De cette délicieuse flâneuse polyvalente et documentariste subjective de son temps, Photo Elysée célèbre le centenaire par un bel hommage en cent images, comme si on poussait la porte de son atelier.
Elle se disait « artisan de la photographie». Grande dame de l’image argentique qui aurait eu cent ans cet été (à cette occasion, la Poste française a émis un timbre avec son autoportrait de 1953), Sabine Weiss ne s’est jamais considérée comme une artiste: «Je ne crée pas, je témoigne.» Elle ne se reconnaissait pas vraiment non plus dans l’appellation «photographe humaniste» qu’on lui attribuait volontiers parce que ses images la montrent en constante empathie avec les êtres humains. Dédaignant les étiquettes! Libre et indépendante, elle portait une fibre sociale, un fond de gravité et un regard tendre et malicieux sur les petits riens qui font le piment des jours. «Ce sont quelques traces de ma vision sur notre époque», confie-t-elle dans le film du réalisateur français Thierry Spitzer en 2019. L’artiste d’origine valaisanne, naturalisée française et formée à Genève par Paul Boissonnas, est décédée à Paris en 2021. Elle avait renoué avec ses origines helvétiques en léguant en 2017 l’ensemble de ses archives à Photo Elysée. Ce formidable patrimoine, constitué d’une centaine de pièces iconiques ou méconnues, est parvenu début 2024 dans les dépôts du musée et a marqué le centenaire de Sabine Weiss. Ce n’est pas encore une grande rétrospective car cela nécessite un travail de fond et de longue haleine mais une exposition qui présente aussi bien des tirages encadrés que des images agrandies à l’échelle des murs façon wall paintings, des planches-contacts, des notes de travail, des citations et des archives diverses dans une scénographie éclatée et vivante qui recrée une ambiance d’atelier.

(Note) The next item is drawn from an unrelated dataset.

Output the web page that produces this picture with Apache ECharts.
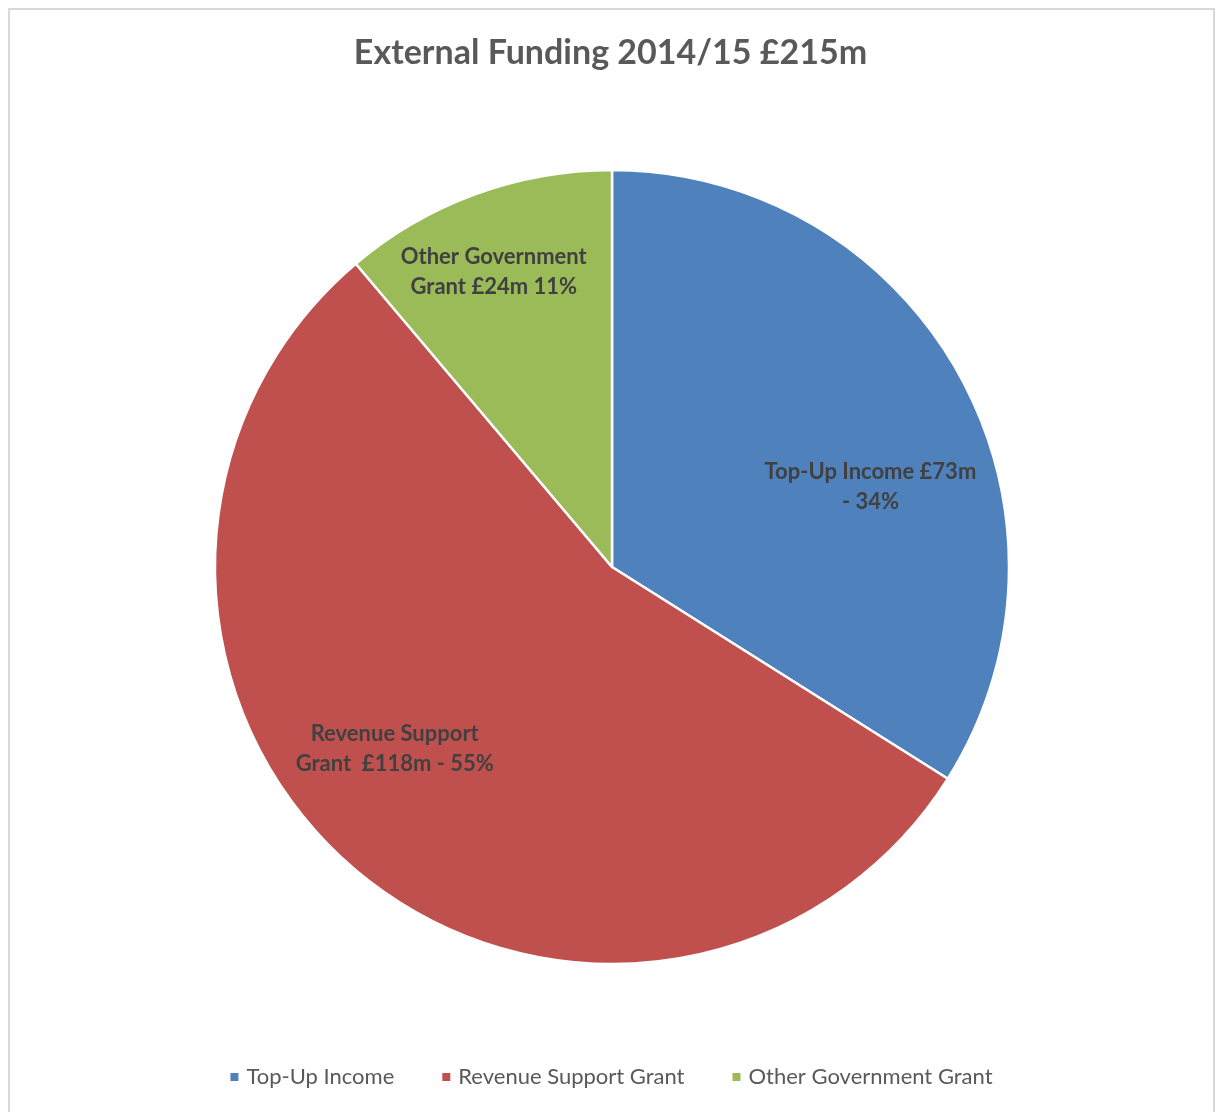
<!DOCTYPE html>
<html>
<head>
<meta charset="utf-8">
<script src="https://cdn.jsdelivr.net/npm/echarts@6/dist/echarts.min.js"></script>
<style>
  html, body { margin: 0; padding: 0; background: #fff; }
  #chart { width: 1221px; height: 1112px; }
</style>
</head>
<body>
<div id="chart"></div>
<script>
// External funding breakdown, £m
const categories = ['Top-Up Income', 'Revenue Support Grant', 'Other Government Grant'];
const values = [73, 118, 24];
const sliceLabels = [
  'Top-Up Income £73m\n- 34%',
  'Revenue Support\nGrant  £118m - 55%',
  'Other Government\nGrant £24m 11%'
];
const colors = ['#4F81BD', '#C0504D', '#9BBB59'];
const titleText = 'External Funding 2014/15 £215m';

// label nudges from the slice's default inside position
const labelOffsets = [[82, 17], [-85, 30], [-49, -106]];

const chart = echarts.init(document.getElementById('chart'));

const data = categories.map((name, i) => ({
  name: name,
  value: values[i],
  itemStyle: { color: colors[i] },
  label: { formatter: sliceLabels[i], offset: labelOffsets[i] }
}));

chart.setOption({
  animation: false,
  backgroundColor: '#ffffff',
  graphic: [{
    type: 'rect',
    shape: { x: 9, y: 9, width: 1205, height: 1130 },
    style: { fill: 'none', stroke: '#d9d9d9', lineWidth: 2 },
    silent: true,
    z: -1
  }],
  title: {
    text: titleText,
    left: 'center',
    top: 31,
    textStyle: {
      fontFamily: 'Lato',
      fontWeight: 'bold',
      fontSize: 34,
      color: '#595959'
    }
  },
  legend: {
    bottom: 19,
    left: 'center',
    itemWidth: 10,
    itemHeight: 10,
    itemGap: 46,
    icon: 'rect',
    textStyle: {
      fontFamily: 'Lato',
      fontSize: 22,
      color: '#595959',
      padding: [0, 0, 0, 2]
    },
    data: categories
  },
  series: [{
    type: 'pie',
    center: [612, 567],
    radius: 397,
    startAngle: 90,
    clockwise: true,
    data: data,
    itemStyle: { borderColor: '#ffffff', borderWidth: 2.5 },
    label: {
      position: 'inside',
      fontFamily: 'Lato',
      fontWeight: 'bold',
      fontSize: 22,
      lineHeight: 30,
      color: '#404040',
      align: 'center'
    },
    labelLine: { show: false },
    emphasis: { disabled: true }
  }]
});
</script>
</body>
</html>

S’ajoute à cela un dialogue en images que lui dédie Nathalie Boutté, la plasticienne française qui a découpé minutieusement des milliers de minuscules languettes de papier dans des vieux billets de la Banque de France annotées de citations de Sabine Weiss qu’elle a assemblées pour recomposer des images de la photographe sous forme de délicats et vertigineux reliefs de papier qu’on dirait faits de pixels matérialisés.
Technicienne hors pair et curieuse de tout, Sabine Weiss savait tout faire. Elle a tout fait: publicité, mode et portraits: Stravinsky, Britten, Pablo Casals qui rappellent son amour de la musique. Giacometti, Léger, Rauschenberg et Dubuffet, Françoise Sagan, Jeanne Moreau ou Coco Chanel qui la montrent familière des artistes et du toutParis. Également des photoreportages pour les revues et journaux internationaux tels que: Vogue, Paris Match, Life, Time Magazine, Newsweek… Mais surtout la photographie de rue, son expression la plus personnelle qu’elle pratiquait en noir et blanc, arpentant les chaussées et les nuits parisiennes avec son mari, le peintre américain Hugh Weiss qui était aussi son meilleur complice, assistant et modèle. Les scènes de la vie ordinaire et autres jeux des mômes des rues et des terrains vagues sont ses sujets préférés. Elle qui avait commencé à photographier à onze ans avec un appareil acheté avec son argent de poche, savait les croquer sur le vif avec une spontanéité pétillante. L’œil éduqué par les peintres, elle y cultive l’amour de la lumière naturelle et une belle obsession pour le cadrage qu’elle maîtrise avec une grande sensibilité: «Dans la vie, même sans caméra, je cadre tout, tout-de-suite (…). Je bouge, je me déplace pour mieux cadrer, tout le temps, partout…»
Vivant très simplement au fond d’une cour à Paris où le couple faisait ateliers contigus, elle travaillait tout le temps mais hésitait à exposer. Ce n’est que sur l’insistance de Robert Doisneau – qui l’avait introduite à l’agence Rapho – ou des directeurs du Chicago Institute ou du MoMA que ses images ont été exposées. « Oh, s’exclame-t-elle dans le film, j’ai soudain vu ce que je faisais. Je n’avais pas vu ça avant…». Reconnue aux États-Unis et en Europe dès les années cinquante, elle a été remise sous les projecteurs grâce à ses rétrospectives au Château de Tours en 2016, au Centre Pompidou en 2018 et aux Rencontres photographiques d’Arles en 2021. Arles où elle avait reçu en 2020 le Prix Women in Motion qui saluait l’ensemble d’une carrière unique.